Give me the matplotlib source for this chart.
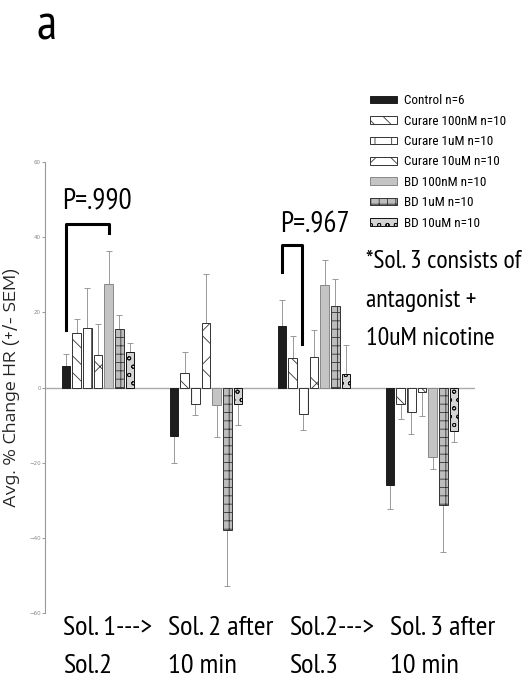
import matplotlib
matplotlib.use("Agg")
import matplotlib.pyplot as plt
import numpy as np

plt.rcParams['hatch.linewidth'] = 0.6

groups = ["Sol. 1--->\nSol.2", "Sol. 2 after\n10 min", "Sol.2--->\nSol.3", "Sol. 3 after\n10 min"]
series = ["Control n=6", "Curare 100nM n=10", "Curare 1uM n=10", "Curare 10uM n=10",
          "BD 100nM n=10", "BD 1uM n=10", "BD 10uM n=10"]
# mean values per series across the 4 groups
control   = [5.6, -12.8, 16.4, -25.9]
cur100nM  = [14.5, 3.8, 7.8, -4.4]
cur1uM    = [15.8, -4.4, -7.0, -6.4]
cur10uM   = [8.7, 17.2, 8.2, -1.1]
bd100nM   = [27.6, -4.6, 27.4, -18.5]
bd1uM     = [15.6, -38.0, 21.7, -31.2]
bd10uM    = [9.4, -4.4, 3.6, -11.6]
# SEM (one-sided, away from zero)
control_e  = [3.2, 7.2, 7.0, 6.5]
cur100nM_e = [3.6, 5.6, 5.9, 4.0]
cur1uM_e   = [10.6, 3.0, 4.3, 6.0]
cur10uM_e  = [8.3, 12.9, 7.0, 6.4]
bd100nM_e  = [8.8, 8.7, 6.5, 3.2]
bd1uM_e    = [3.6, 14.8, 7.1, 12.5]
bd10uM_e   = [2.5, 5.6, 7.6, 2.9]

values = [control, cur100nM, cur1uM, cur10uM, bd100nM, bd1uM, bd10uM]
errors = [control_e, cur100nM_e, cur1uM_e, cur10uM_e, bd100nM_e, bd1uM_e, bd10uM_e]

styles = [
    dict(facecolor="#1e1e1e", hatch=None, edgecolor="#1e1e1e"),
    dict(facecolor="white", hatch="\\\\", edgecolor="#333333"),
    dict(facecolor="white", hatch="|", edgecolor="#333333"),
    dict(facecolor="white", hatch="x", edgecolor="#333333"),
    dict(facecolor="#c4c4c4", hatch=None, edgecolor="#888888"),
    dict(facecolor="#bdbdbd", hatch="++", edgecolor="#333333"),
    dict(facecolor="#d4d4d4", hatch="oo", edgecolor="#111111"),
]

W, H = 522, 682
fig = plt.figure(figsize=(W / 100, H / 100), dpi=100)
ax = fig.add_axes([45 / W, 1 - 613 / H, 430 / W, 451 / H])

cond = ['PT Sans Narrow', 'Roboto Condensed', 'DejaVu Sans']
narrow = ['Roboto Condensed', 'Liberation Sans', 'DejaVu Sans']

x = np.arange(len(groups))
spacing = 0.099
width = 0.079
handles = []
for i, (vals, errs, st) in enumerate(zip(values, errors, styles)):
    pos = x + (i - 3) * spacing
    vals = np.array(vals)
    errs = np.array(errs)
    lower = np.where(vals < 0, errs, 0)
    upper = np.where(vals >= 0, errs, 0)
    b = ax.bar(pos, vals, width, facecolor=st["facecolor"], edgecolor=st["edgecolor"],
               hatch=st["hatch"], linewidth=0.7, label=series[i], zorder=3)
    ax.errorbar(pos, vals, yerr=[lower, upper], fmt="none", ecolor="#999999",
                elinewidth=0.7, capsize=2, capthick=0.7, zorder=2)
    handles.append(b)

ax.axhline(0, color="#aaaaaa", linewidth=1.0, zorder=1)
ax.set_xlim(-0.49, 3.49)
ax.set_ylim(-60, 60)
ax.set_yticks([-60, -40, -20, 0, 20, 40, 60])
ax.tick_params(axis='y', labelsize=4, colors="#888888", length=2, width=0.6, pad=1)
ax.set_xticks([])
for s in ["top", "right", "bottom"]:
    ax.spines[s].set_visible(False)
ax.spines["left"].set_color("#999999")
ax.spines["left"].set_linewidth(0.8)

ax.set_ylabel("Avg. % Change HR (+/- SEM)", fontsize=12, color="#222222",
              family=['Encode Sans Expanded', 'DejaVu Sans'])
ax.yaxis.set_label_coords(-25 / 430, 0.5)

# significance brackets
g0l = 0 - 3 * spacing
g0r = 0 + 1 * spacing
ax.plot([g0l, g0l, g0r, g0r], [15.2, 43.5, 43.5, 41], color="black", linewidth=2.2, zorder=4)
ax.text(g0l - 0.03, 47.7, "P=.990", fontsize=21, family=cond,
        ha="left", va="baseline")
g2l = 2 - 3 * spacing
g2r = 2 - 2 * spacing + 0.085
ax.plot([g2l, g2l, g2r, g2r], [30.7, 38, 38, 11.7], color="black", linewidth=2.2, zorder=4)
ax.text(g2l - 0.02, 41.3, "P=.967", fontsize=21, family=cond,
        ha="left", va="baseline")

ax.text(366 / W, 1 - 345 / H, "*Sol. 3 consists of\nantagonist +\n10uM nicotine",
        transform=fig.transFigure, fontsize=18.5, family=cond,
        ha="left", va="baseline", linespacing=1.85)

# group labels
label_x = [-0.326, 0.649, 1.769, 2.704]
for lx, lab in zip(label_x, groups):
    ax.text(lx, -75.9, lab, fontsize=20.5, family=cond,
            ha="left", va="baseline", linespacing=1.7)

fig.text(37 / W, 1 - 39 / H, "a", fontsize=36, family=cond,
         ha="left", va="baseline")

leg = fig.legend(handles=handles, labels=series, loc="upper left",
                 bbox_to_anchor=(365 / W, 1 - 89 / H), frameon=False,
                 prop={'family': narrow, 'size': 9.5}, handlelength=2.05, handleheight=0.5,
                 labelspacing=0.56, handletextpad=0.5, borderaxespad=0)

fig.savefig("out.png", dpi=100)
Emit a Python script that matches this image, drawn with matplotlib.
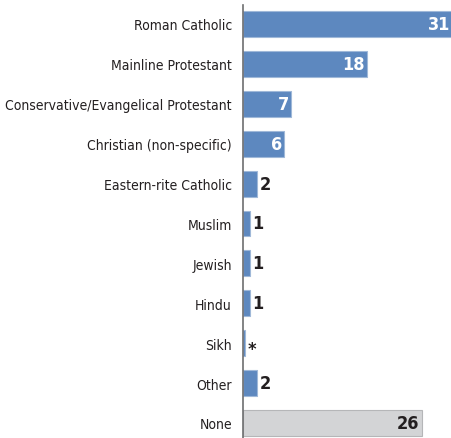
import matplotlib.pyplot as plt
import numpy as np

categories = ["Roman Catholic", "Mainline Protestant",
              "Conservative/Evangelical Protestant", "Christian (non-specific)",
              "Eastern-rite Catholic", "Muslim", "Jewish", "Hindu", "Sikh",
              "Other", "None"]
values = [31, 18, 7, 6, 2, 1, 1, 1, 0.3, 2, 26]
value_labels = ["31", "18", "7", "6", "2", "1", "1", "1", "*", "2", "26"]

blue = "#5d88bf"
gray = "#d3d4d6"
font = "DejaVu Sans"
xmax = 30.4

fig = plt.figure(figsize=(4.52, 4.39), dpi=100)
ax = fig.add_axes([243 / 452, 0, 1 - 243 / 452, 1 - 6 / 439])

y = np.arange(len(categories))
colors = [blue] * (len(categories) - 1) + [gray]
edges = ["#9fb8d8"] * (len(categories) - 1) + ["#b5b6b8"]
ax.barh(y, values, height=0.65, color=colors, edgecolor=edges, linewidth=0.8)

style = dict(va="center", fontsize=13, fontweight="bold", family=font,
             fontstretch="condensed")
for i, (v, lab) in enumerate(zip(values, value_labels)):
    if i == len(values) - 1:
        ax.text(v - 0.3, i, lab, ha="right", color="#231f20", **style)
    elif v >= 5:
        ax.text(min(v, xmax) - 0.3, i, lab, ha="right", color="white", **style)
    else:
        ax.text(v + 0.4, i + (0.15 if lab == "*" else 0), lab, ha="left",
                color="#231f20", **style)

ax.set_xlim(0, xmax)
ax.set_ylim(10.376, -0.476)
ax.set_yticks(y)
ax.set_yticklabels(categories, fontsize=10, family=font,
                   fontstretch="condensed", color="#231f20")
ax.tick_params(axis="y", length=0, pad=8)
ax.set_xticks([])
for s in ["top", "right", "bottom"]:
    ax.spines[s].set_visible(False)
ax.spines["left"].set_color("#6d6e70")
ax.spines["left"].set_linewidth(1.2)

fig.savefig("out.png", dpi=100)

..............................

*INSTRUCTIONS FOR THE TASK*. Copy, word for word, the entries above from the first line to the line that holds "bd100nM_e, bd1uM_e, bd10uM_e]". Drop the pictures.

*THE ANSWER*.
Give me the matplotlib source for this chart.
import matplotlib
matplotlib.use("Agg")
import matplotlib.pyplot as plt
import numpy as np

plt.rcParams['hatch.linewidth'] = 0.6

groups = ["Sol. 1--->\nSol.2", "Sol. 2 after\n10 min", "Sol.2--->\nSol.3", "Sol. 3 after\n10 min"]
series = ["Control n=6", "Curare 100nM n=10", "Curare 1uM n=10", "Curare 10uM n=10",
          "BD 100nM n=10", "BD 1uM n=10", "BD 10uM n=10"]
# mean values per series across the 4 groups
control   = [5.6, -12.8, 16.4, -25.9]
cur100nM  = [14.5, 3.8, 7.8, -4.4]
cur1uM    = [15.8, -4.4, -7.0, -6.4]
cur10uM   = [8.7, 17.2, 8.2, -1.1]
bd100nM   = [27.6, -4.6, 27.4, -18.5]
bd1uM     = [15.6, -38.0, 21.7, -31.2]
bd10uM    = [9.4, -4.4, 3.6, -11.6]
# SEM (one-sided, away from zero)
control_e  = [3.2, 7.2, 7.0, 6.5]
cur100nM_e = [3.6, 5.6, 5.9, 4.0]
cur1uM_e   = [10.6, 3.0, 4.3, 6.0]
cur10uM_e  = [8.3, 12.9, 7.0, 6.4]
bd100nM_e  = [8.8, 8.7, 6.5, 3.2]
bd1uM_e    = [3.6, 14.8, 7.1, 12.5]
bd10uM_e   = [2.5, 5.6, 7.6, 2.9]

values = [control, cur100nM, cur1uM, cur10uM, bd100nM, bd1uM, bd10uM]
errors = [control_e, cur100nM_e, cur1uM_e, cur10uM_e, bd100nM_e, bd1uM_e, bd10uM_e]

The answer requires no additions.